REPUBLIKA.CO.ID, JAKARTA -- Analis Bank Woori Saudara (BWS) Rully Nova menyampaikan bahwa kurs rupiah masih akan terus melemah karena dipengaruhi ekspektasi kenaikan kembali suku bunga the Fed (Bank Sentral AS) bulan depan. Pada Jumat (19/5/2023) pagi, nilai tukar (kurs) rupiah yang ditransaksikan antarbank di Jakarta melemah 0,31 persen atau 46,5 poin ke posisi Rp 14.915 per dolar AS dibandingkan posisi pada penutupan perdagangan sebelumnya Rp 14.868 per dolar AS.
"Yield obligasi Pemerintah AS naik menjadi di atas 4 persen untuk tenor 2 tahun dan di atas 3,5 persen untuk tenor 10 tahun, sehingga index dolar terus menguat di atas 103 dikarenakan data-data ekonomi AS yang menguat dan pernyataan pejabat The Fed Yang Hawkish," ujar dia ketika ditanya di Jakarta, Jumat.
Rully menganggap rupiah akan menguat kembali sampai ekspektasi terhadap kenaikan bunga the Fed memudar, yaitu data-data ekonomi AS mengalami pelemahan atau data-data ekonomi China menguat.
"Tidak banyak yang bisa diantisipasi pemerintah Indonesia (untuk menguatkan rupiah) karena (pelemahan rupiah) sangat dipengaruhi oleh faktor eksternal dan global," ujarnya lagi.
Menurut Direktur PT Laba Forexindo Berjangka Ibrahim Assuaibi, rupiah melemah karena fokus investor terhadap pidato pejabat Bank Sentral AS yang menganggap inflasi saat ini terlalu tinggi, sehingga the Fed akan kembali menaikkan suku bunga.
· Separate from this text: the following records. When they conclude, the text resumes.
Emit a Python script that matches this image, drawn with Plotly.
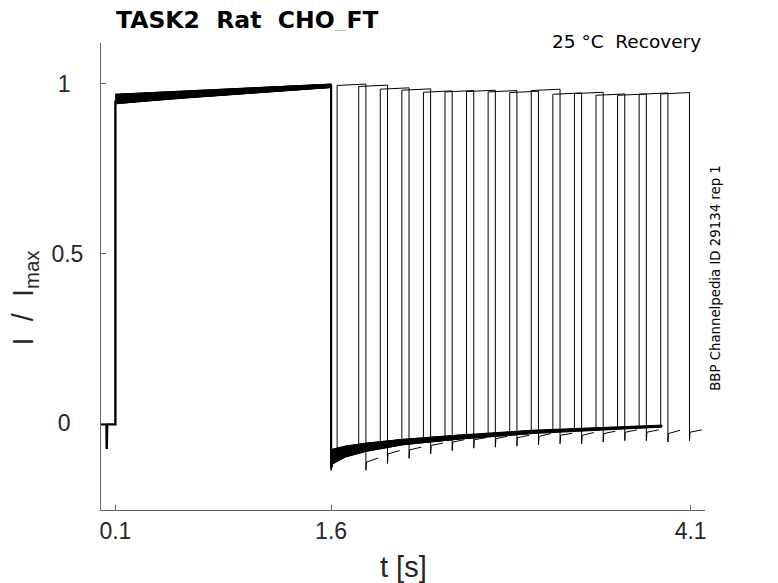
import plotly.graph_objects as go

# second-pulse timing per sweep (s)
p2_start = [1.642, 1.792, 1.942, 2.092, 2.242, 2.392, 2.542, 2.692,
            2.842, 2.992, 3.142, 3.292, 3.442, 3.592, 3.742, 3.892]
p2_end = [1.842, 1.992, 2.142, 2.292, 2.442, 2.592, 2.742, 2.892,
          3.042, 3.192, 3.342, 3.492, 3.642, 3.792, 3.942, 4.092]

# level right before the second pulse, top of second pulse
rec_end = [-0.090, -0.075, -0.066, -0.056, -0.050, -0.044, -0.039, -0.034,
           -0.030, -0.025, -0.022, -0.019, -0.016, -0.014, -0.011, -0.008]
top_start = [0.995, 0.992, 0.984, 0.981, 0.975, 0.976, 0.977, 0.976,
             0.974, 0.980, 0.969, 0.971, 0.966, 0.966, 0.969, 0.970]
top_end = [0.999, 0.996, 0.988, 0.985, 0.979, 0.980, 0.981, 0.980,
           0.978, 0.984, 0.973, 0.975, 0.970, 0.970, 0.973, 0.974]

# tail after second pulse
tail_min = [-0.138, -0.118, -0.103, -0.090, -0.080, -0.073, -0.070, -0.067,
            -0.063, -0.060, -0.060, -0.055, -0.051, -0.051, -0.055, -0.051]
tail_start = [-0.114, -0.090, -0.078, -0.065, -0.055, -0.048, -0.045, -0.042,
              -0.038, -0.035, -0.035, -0.030, -0.026, -0.026, -0.030, -0.026]
tail_end = [-0.102, -0.080, -0.070, -0.058, -0.048, -0.042, -0.038, -0.035,
            -0.030, -0.029, -0.027, -0.023, -0.019, -0.019, -0.020, -0.019]
tail_len = 0.085

# sweep-to-sweep spread inside the bands (fraction of half width)
spread = [-1.0, 0.6, -0.4, 0.9, -0.8, 0.2, -0.1, 1.0,
          -0.6, 0.4, -0.95, 0.75, -0.25, 0.1, 0.5, -0.5]

# holding baseline with capacitive spike, then step to first pulse
base_t = [0.0, 0.038, 0.040, 0.043, 0.1, 0.1]
base_y = [-0.003, -0.003, -0.075, -0.003, -0.003, 0.95]

# first pulse band
p1_t = [0.1, 0.3, 0.6, 0.9, 1.2, 1.6]
p1_mid = [0.955, 0.961, 0.969, 0.976, 0.984, 0.994]
p1_hw = [0.014, 0.012, 0.010, 0.008, 0.007, 0.005]

# recovery band after first pulse
rec_t = [1.6, 1.61, 1.7, 1.85, 2.1, 2.5, 3.0, 3.5, 3.9]
rec_mid = [-0.118, -0.098, -0.083, -0.070, -0.055, -0.040, -0.025, -0.015, -0.008]
rec_hw = [0.020, 0.022, 0.016, 0.012, 0.008, 0.006, 0.005, 0.004, 0.003]

# common drop at end of first pulse
drop_t = [1.6, 1.6]
drop_y = [0.996, -0.13]

x_ticks = [0.1, 1.6, 4.1]
y_ticks = [0, 0.5, 1]
y_ticktext = ['0&nbsp;&nbsp;', '0.5', '1&nbsp;&nbsp;']

fig = go.Figure()


def band(ts, mid, hw):
    up = [m + h for m, h in zip(mid, hw)]
    lo = [m - h for m, h in zip(mid, hw)]
    return go.Scatter(x=ts + ts[::-1], y=up + lo[::-1], mode='lines', fill='toself',
                      fillcolor='black', line=dict(color='black', width=1),
                      showlegend=False, hoverinfo='skip')


fig.add_trace(band(p1_t, p1_mid, p1_hw))
fig.add_trace(band(rec_t, rec_mid, rec_hw))

for i in range(len(p2_start)):
    f = spread[i]
    xs, ys = [], []
    for t, m, h in zip(p1_t, p1_mid, p1_hw):
        xs.append(t)
        ys.append(m + f * h)
    for t, m, h in zip(rec_t, rec_mid, rec_hw):
        if t < p2_start[i]:
            xs.append(t)
            ys.append(m + f * h)
    xs += [p2_start[i], p2_start[i], p2_end[i], p2_end[i], p2_end[i] + 0.004, p2_end[i] + tail_len]
    ys += [rec_end[i], top_start[i], top_end[i], tail_min[i], tail_start[i], tail_end[i]]
    fig.add_trace(go.Scatter(
        x=xs, y=ys, mode='lines',
        line=dict(color='black', width=1),
        showlegend=False, hoverinfo='skip'
    ))

fig.add_trace(go.Scatter(x=base_t, y=base_y, mode='lines',
                         line=dict(color='black', width=2.4),
                         showlegend=False, hoverinfo='skip'))
fig.add_trace(go.Scatter(x=drop_t, y=drop_y, mode='lines',
                         line=dict(color='black', width=2.2),
                         showlegend=False, hoverinfo='skip'))

axis_font = dict(family='Liberation Sans', size=23, color='#262626')

fig.update_layout(
    width=770, height=575,
    margin=dict(l=93, r=73, t=35, b=73),
    plot_bgcolor='white', paper_bgcolor='white',
    xaxis=dict(
        range=[0, 4.2], tickvals=x_ticks, ticktext=[str(v) for v in x_ticks],
        showgrid=False, zeroline=False, showline=True, linecolor='#666', linewidth=1,
        ticks='inside', ticklen=5, tickcolor='#666', tickfont=axis_font,
        ticklabelstandoff=0
    ),
    yaxis=dict(
        range=[-0.255, 1.12], tickvals=y_ticks, ticktext=y_ticktext,
        showgrid=False, zeroline=False, showline=True, linecolor='#666', linewidth=1,
        ticks='inside', ticklen=5, tickcolor='#666', tickfont=axis_font,
        ticklabelstandoff=12
    ),
    annotations=[
        dict(text='<b>TASK2&nbsp;&nbsp;Rat&nbsp;&nbsp;CHO_FT</b>', xref='paper', yref='paper',
             x=0.023, y=1.05, xanchor='left', yanchor='middle', showarrow=False,
             height=22, borderpad=0,
             font=dict(family='DejaVu Sans', size=23.5, color='black')),
        dict(text='25 °C&nbsp;&nbsp;Recovery', xref='paper', yref='paper',
             x=0.997, y=1.004, xanchor='right', yanchor='middle', showarrow=False,
             font=dict(family='DejaVu Sans', size=18.5, color='black')),
        dict(text='BBP Channelpedia ID 29134 rep 1', xref='paper', yref='paper',
             x=1.018, y=0.497, xanchor='center', yanchor='middle', textangle=-90,
             showarrow=False, font=dict(family='DejaVu Sans', size=13.3, color='black')),
        dict(text='t [s]', xref='paper', yref='paper',
             x=0.5, y=-0.122, xanchor='center', yanchor='middle', showarrow=False,
             font=dict(family='Liberation Sans', size=29, color='#262626')),
        dict(text='I&nbsp;&nbsp;/&nbsp;&nbsp;I<sub>max</sub>', xref='paper', yref='paper',
             x=-0.126, y=0.455, xanchor='center', yanchor='middle', textangle=-90,
             showarrow=False, font=dict(family='Liberation Sans', size=29, color='#262626')),
    ]
)

fig.write_html("out.html")
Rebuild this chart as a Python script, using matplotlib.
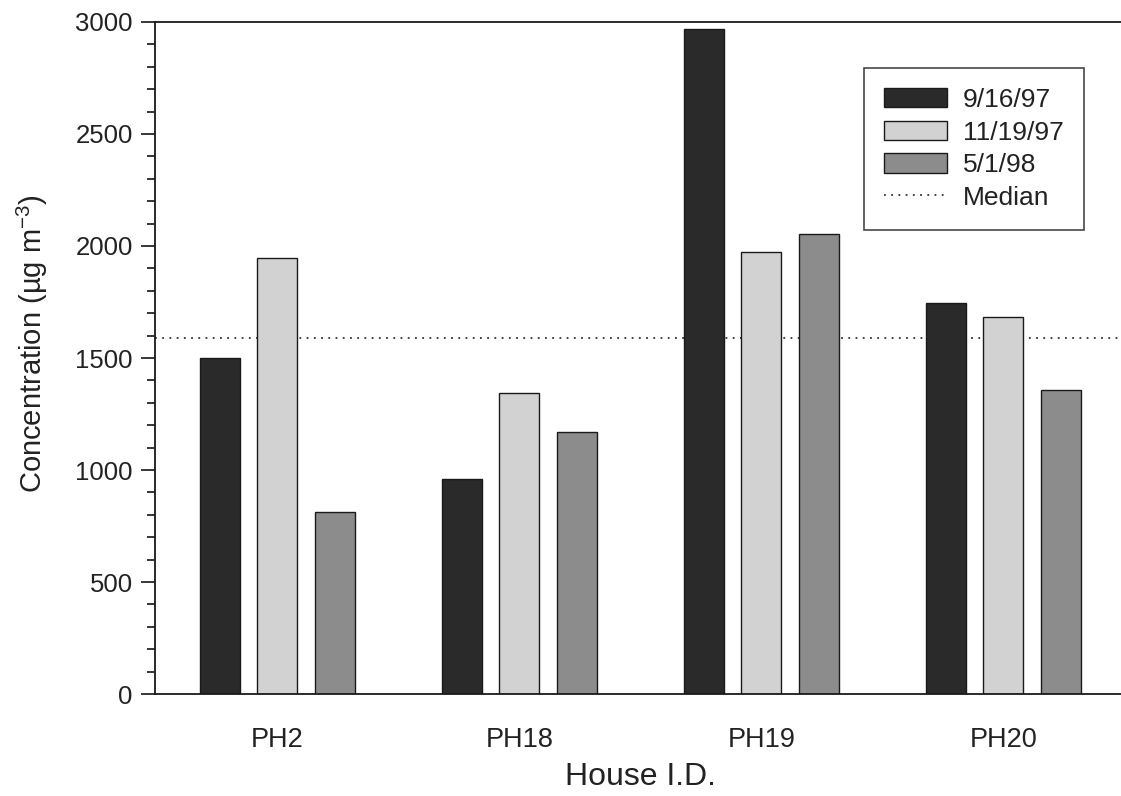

"Kedua, (kelemahan rupiah) disebabkan adanya kekhawatiran atas potensi gagal bayar utang AS yang menjadi kecemasan utama bagi pasar, walaupun Presiden AS Joe Biden sudah mengatakan bahwa kemungkinan besar akan ada satu kesepakatan dengan parlemen (pada 1 Juni 2023), di mana Partai Republik (sebagai mayoritas di parlemen) kemungkinan besar akan mencapai win-win solution (guna mengatasi utang AS)," kata Ibrahim.